- [Problem requirements]
Output the first line of the listing and each line after it, up to and including the line that contains "-8.96, -9.30, -9.64, -10.0]", exactly as written, minus the pictures.

[Plotting code records]

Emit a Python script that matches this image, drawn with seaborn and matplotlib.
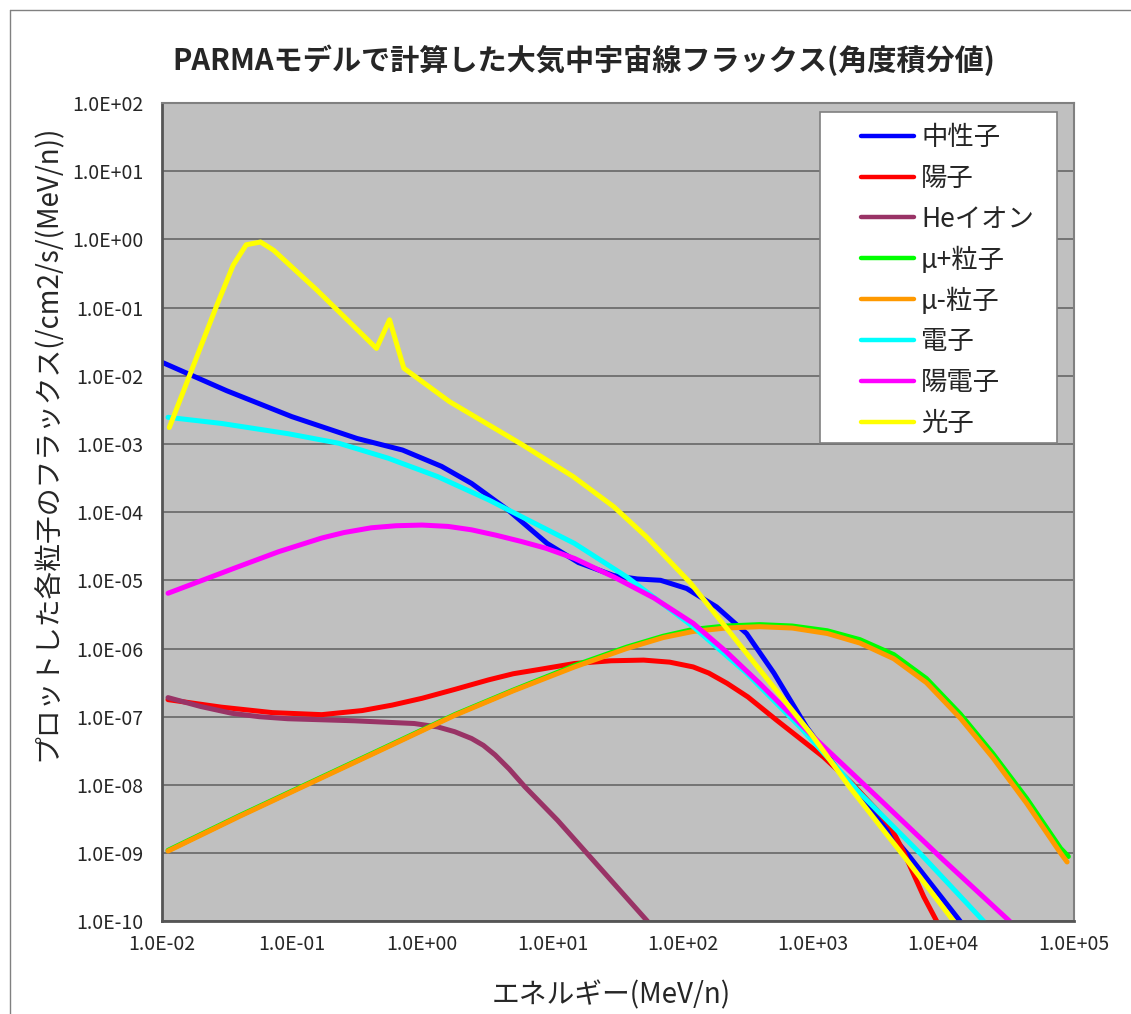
import numpy as np
import matplotlib
matplotlib.use('Agg')
import matplotlib.pyplot as plt
from matplotlib.patches import Rectangle
from matplotlib.lines import Line2D
from matplotlib.ticker import FixedLocator, FuncFormatter, NullLocator
import seaborn as sns

sns.set_style('white')
plt.rcParams['font.family'] = ['Noto Sans CJK JP', 'DejaVu Sans']

# values, as log10(energy MeV/n) and log10(flux)
neutron_logE = [-2.0, -1.5, -1.0, -0.5, -0.15, 0.15, 0.38, 0.66, 0.96, 1.2, 1.47, 1.65,
                1.83, 2.03, 2.26, 2.49, 2.70, 2.95, 3.23, 3.5, 3.72, 4.13]
neutron_logF = [-1.80, -2.22, -2.60, -2.92, -3.09, -3.33, -3.58, -3.97, -4.46, -4.74, -4.93, -4.98,
                -5.00, -5.12, -5.39, -5.78, -6.36, -7.15, -7.88, -8.50, -9.00, -10.0]

proton_logE = [-1.95, -1.54, -1.15, -0.77, -0.46, -0.23, 0.0, 0.25, 0.51, 0.7, 0.89, 1.17,
               1.45, 1.70, 1.9, 2.08, 2.2, 2.34, 2.5, 2.72, 2.9, 3.08, 3.3, 3.49, 3.6,
               3.69, 3.77, 3.85, 3.95]
proton_logF = [-6.75, -6.86, -6.94, -6.97, -6.91, -6.83, -6.73, -6.60, -6.46, -6.37, -6.31, -6.22,
               -6.18, -6.17, -6.20, -6.27, -6.36, -6.51, -6.71, -7.05, -7.32, -7.59, -7.98, -8.37, -8.63,
               -8.96, -9.30, -9.64, -10.0]

he_logE = [-1.95, -1.7, -1.46, -1.25, -1.03, -0.52, -0.06, 0.12, 0.25, 0.38, 0.47, 0.56,
           0.67, 0.79, 1.04, 1.73]
he_logF = [-6.72, -6.85, -6.95, -7.00, -7.03, -7.06, -7.10, -7.15, -7.22, -7.32, -7.42, -7.56,
           -7.77, -8.03, -8.52, -10.0]

mu_plus_logE = [-1.95, -1.4, -0.92, -0.35, 0.25, 0.7, 1.17, 1.57, 1.85, 2.08, 2.33, 2.59,
                2.84, 3.11, 3.36, 3.62, 3.87, 4.13, 4.38, 4.64, 4.90, 4.96]
mu_plus_logF = [-8.96, -8.45, -8.02, -7.51, -6.97, -6.61, -6.25, -5.98, -5.82, -5.72, -5.67, -5.65,
                -5.67, -5.74, -5.87, -6.09, -6.44, -6.96, -7.54, -8.20, -8.93, -9.05]

mu_minus_logE = [-1.95, -1.4, -0.92, -0.35, 0.25, 0.7, 1.17, 1.57, 1.85, 2.08, 2.33, 2.59,
                 2.84, 3.11, 3.36, 3.62, 3.87, 4.13, 4.38, 4.64, 4.90, 4.95]
mu_minus_logF = [-8.97, -8.46, -8.03, -7.52, -6.98, -6.62, -6.27, -6.00, -5.84, -5.75, -5.70, -5.68,
                 -5.70, -5.78, -5.92, -6.15, -6.50, -7.02, -7.60, -8.27, -9.00, -9.13]

electron_logE = [-1.95, -1.54, -1.03, -0.64, -0.26, 0.12, 0.51, 0.89, 1.17, 1.57, 2.08, 2.49,
                 2.90, 3.36, 3.82, 4.31]
electron_logF = [-2.61, -2.70, -2.85, -2.99, -3.21, -3.48, -3.82, -4.19, -4.46, -4.95, -5.68, -6.36,
                 -7.15, -8.12, -9.00, -10.0]

positron_logE = [-1.95, -1.41, -1.1, -0.77, -0.6, -0.39, -0.2, 0.0, 0.2, 0.38, 0.57, 0.76,
                 0.95, 1.17, 1.47, 1.78, 2.08, 2.33, 2.59, 3.0, 3.5, 4.0, 4.51]
positron_logF = [-5.19, -4.80, -4.58, -4.38, -4.30, -4.23, -4.20, -4.19, -4.21, -4.26, -4.34, -4.43,
                 -4.53, -4.68, -4.95, -5.26, -5.63, -6.04, -6.51, -7.29, -8.19, -9.10, -10.0]

photon_logE = [-1.94, -1.58, -1.45, -1.35, -1.24, -1.14, -0.81, -0.35, -0.25, -0.14, 0.21, 0.75,
               1.16, 1.47, 1.72, 2.06, 2.49, 2.98, 3.28, 3.74, 4.08]
photon_logF = [-2.76, -0.99, -0.38, -0.08, -0.04, -0.16, -0.74, -1.60, -1.18, -1.89, -2.38, -2.99,
               -3.48, -3.92, -4.36, -5.04, -6.07, -7.24, -8.03, -9.15, -10.0]

series = [
    ('中性子', neutron_logE, neutron_logF, '#0000FF'),
    ('陽子', proton_logE, proton_logF, '#FF0000'),
    ('Heイオン', he_logE, he_logF, '#993366'),
    ('μ+粒子', mu_plus_logE, mu_plus_logF, '#00FF00'),
    ('μ-粒子', mu_minus_logE, mu_minus_logF, '#FF9900'),
    ('電子', electron_logE, electron_logF, '#00FFFF'),
    ('陽電子', positron_logE, positron_logF, '#FF00FF'),
    ('光子', photon_logE, photon_logF, '#FFFF00'),
]

x_ticks = [1e-2, 1e-1, 1e0, 1e1, 1e2, 1e3, 1e4, 1e5]
y_ticks = [1e-10, 1e-9, 1e-8, 1e-7, 1e-6, 1e-5, 1e-4, 1e-3, 1e-2, 1e-1, 1e0, 1e1, 1e2]

W, H = 1131, 1014
fig = plt.figure(figsize=(W / 100, H / 100), dpi=100)
ax = fig.add_axes([161.5 / W, 92.7 / H, 912.1 / W, 818.4 / H])
ax.set_facecolor('#C0C0C0')
ax.set_xscale('log')
ax.set_yscale('log')

for name, logE, logF, col in series:
    sns.lineplot(x=10 ** np.array(logE), y=10 ** np.array(logF), ax=ax, color=col,
                 lw=3.6, label=name, sort=False, estimator=None)

ax.set_xlim(1e-2, 1e5)
ax.set_ylim(1e-10, 1e2)
ax.xaxis.set_major_locator(FixedLocator(x_ticks))
ax.yaxis.set_major_locator(FixedLocator(y_ticks))
ax.xaxis.set_minor_locator(NullLocator())
ax.yaxis.set_minor_locator(NullLocator())
fmt = FuncFormatter(lambda v, p: '{:.1E}'.format(v))
ax.xaxis.set_major_formatter(fmt)
ax.yaxis.set_major_formatter(fmt)
ax.tick_params(axis='x', direction='in', length=5, width=1, color='#606060',
               labelsize=14, pad=9, top=False)
ax.tick_params(axis='y', length=0, labelsize=14, pad=13)

ax.yaxis.grid(True, color='#6E6E6E', lw=1.3)
ax.xaxis.grid(False)
ax.set_axisbelow(True)
for side in ['left', 'bottom']:
    ax.spines[side].set_color('#555555')
    ax.spines[side].set_linewidth(2)
for side in ['top', 'right']:
    ax.spines[side].set_color('#808080')
    ax.spines[side].set_linewidth(1.5)

# legend box
ax.add_patch(Rectangle((0.722, 0.5844), 0.2598, 0.4045, transform=ax.transAxes,
                       facecolor='white', edgecolor='#808080', lw=1.2, zorder=4))
leg = ax.legend(loc='upper left', bbox_to_anchor=(0.7526, 0.990), frameon=False,
                borderpad=0, fontsize=19, handlelength=2.0, handletextpad=0.27,
                labelspacing=0.52)
leg.set_zorder(5)
for ln in leg.get_lines():
    ln.set_linewidth(3.2)

ax.set_xlabel('エネルギー(MeV/n)', fontsize=20, va='center')
ax.xaxis.set_label_coords(0.493, -0.090)
ax.set_ylabel('プロットした各粒子のフラックス(/cm2/s/(MeV/n))', fontsize=20, va='center')
ax.yaxis.set_label_coords(-0.1244, 0.5844)

fig.text(584 / W, 1 - 60 / H, 'PARMAモデルで計算した大気中宇宙線フラックス(角度積分値)',
         ha='center', va='center', fontsize=21, fontweight='bold')

# outer chart border
fig.add_artist(Line2D([10 / W, 10 / W], [0, 1 - 10 / H], transform=fig.transFigure,
                      color='#808080', lw=1))
fig.add_artist(Line2D([10 / W, 1], [1 - 10 / H, 1 - 10 / H], transform=fig.transFigure,
                      color='#808080', lw=1))

fig.savefig('out.png', dpi=100)
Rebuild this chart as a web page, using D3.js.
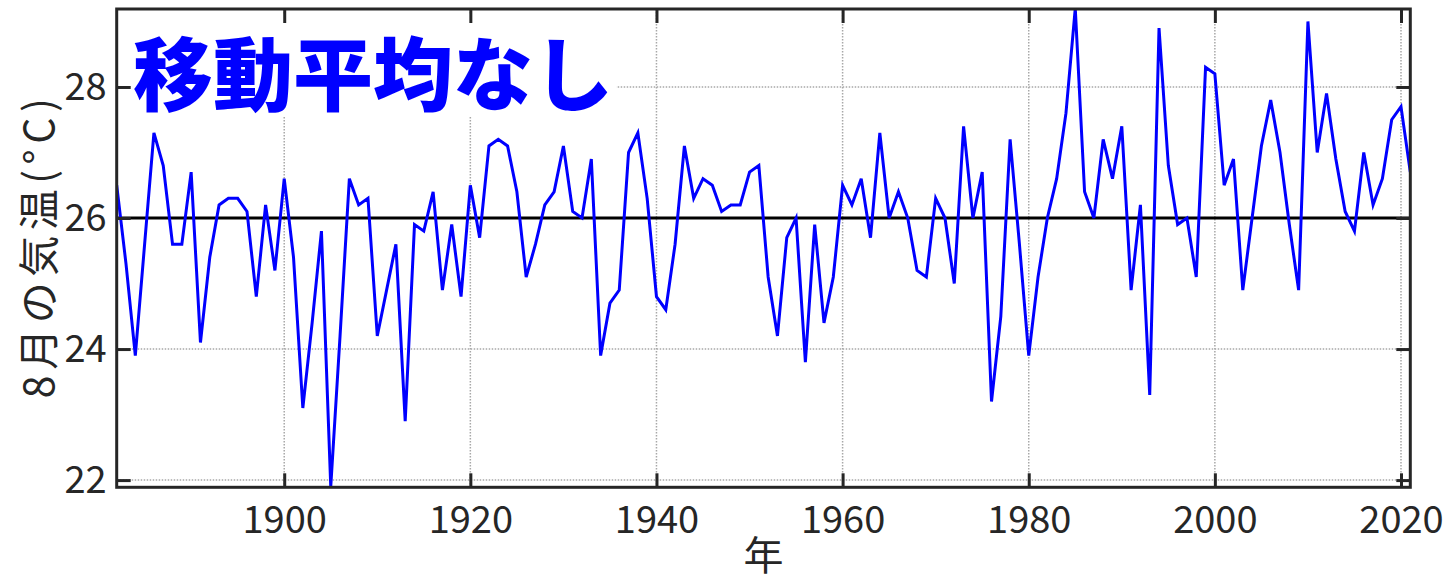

- [Exercise output]
Emit a Python script that matches this image, drawn with seaborn and matplotlib.
import numpy as np
import matplotlib
matplotlib.use('Agg')
import matplotlib.pyplot as plt
from matplotlib.patches import Rectangle
from matplotlib.lines import Line2D
from matplotlib.ticker import FixedLocator, FuncFormatter, NullLocator
import seaborn as sns

sns.set_style('white')
plt.rcParams['font.family'] = ['Noto Sans CJK JP', 'DejaVu Sans']

# values, as log10(energy MeV/n) and log10(flux)
neutron_logE = [-2.0, -1.5, -1.0, -0.5, -0.15, 0.15, 0.38, 0.66, 0.96, 1.2, 1.47, 1.65,
                1.83, 2.03, 2.26, 2.49, 2.70, 2.95, 3.23, 3.5, 3.72, 4.13]
neutron_logF = [-1.80, -2.22, -2.60, -2.92, -3.09, -3.33, -3.58, -3.97, -4.46, -4.74, -4.93, -4.98,
                -5.00, -5.12, -5.39, -5.78, -6.36, -7.15, -7.88, -8.50, -9.00, -10.0]

proton_logE = [-1.95, -1.54, -1.15, -0.77, -0.46, -0.23, 0.0, 0.25, 0.51, 0.7, 0.89, 1.17,
               1.45, 1.70, 1.9, 2.08, 2.2, 2.34, 2.5, 2.72, 2.9, 3.08, 3.3, 3.49, 3.6,
               3.69, 3.77, 3.85, 3.95]
proton_logF = [-6.75, -6.86, -6.94, -6.97, -6.91, -6.83, -6.73, -6.60, -6.46, -6.37, -6.31, -6.22,
               -6.18, -6.17, -6.20, -6.27, -6.36, -6.51, -6.71, -7.05, -7.32, -7.59, -7.98, -8.37, -8.63,
               -8.96, -9.30, -9.64, -10.0]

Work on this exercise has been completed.